Yokota: At first the Ashen Wolves might seem like a bad bunch, but then after talking to them they might not seem so bad, but actually… It’s that kind of thing. As some of the story’s more significant events unfold, it’ll keep you guessing. (laughs)
I wanted to finish the whole thing in one go, there were so many questions! What’s the truth behind this one item, and what about the protagonist’s mother? Having played all the routes, there were some conversations that I couldn’t help but smile at. Did you have all of that in mind when you included those details?
Kusakihara: I’d like to think so. That being said, however, the side story is separate from the main story – it can be accessed straight away from the title screen. That separation pushed us to make the side story something that could hold on its own without actually having to complete the main game.

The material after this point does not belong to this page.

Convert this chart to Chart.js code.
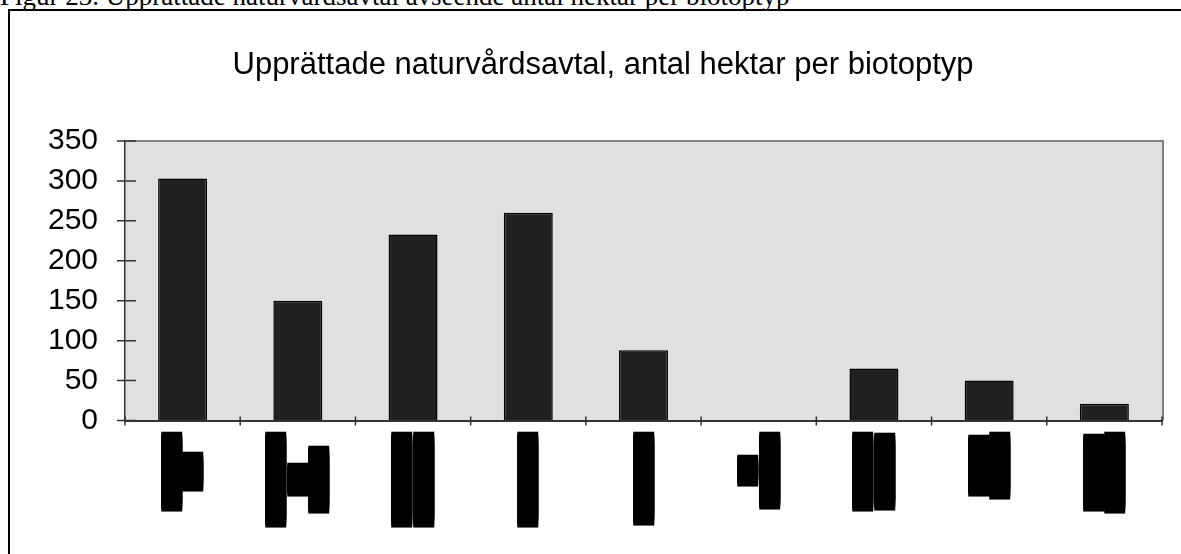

Yokota: We couldn’t assume that players would have gone through every route. Though, if you start the side story not having played through any of the main game you won’t really have any idea about what the Church of Seiros is like or what kind of person Rhea is. To that end, I think it might be better to play through some of the main game and then give the side story a go.
Kusakihara: The side story is more or less set right after you get the “Sword of the Creator” in the main story, so I think that around there would be the right time to jump in.
Yokota: I feel like finishing the side story around then might also make the first half of the main story more exciting! Not only that, but you could add Yuri and the others’ strength to your ranks too – it’d make me pretty happy if people played through the game like that. Since we had already played through the main game, we only had that perspective to work with when inserting the side story into the overall plot…
You’re saying that people interested in the four main characters of the side story should feel free to play the side story alongside their first playthrough, then?
Yokota: Right, I’d be happy if people played it like that!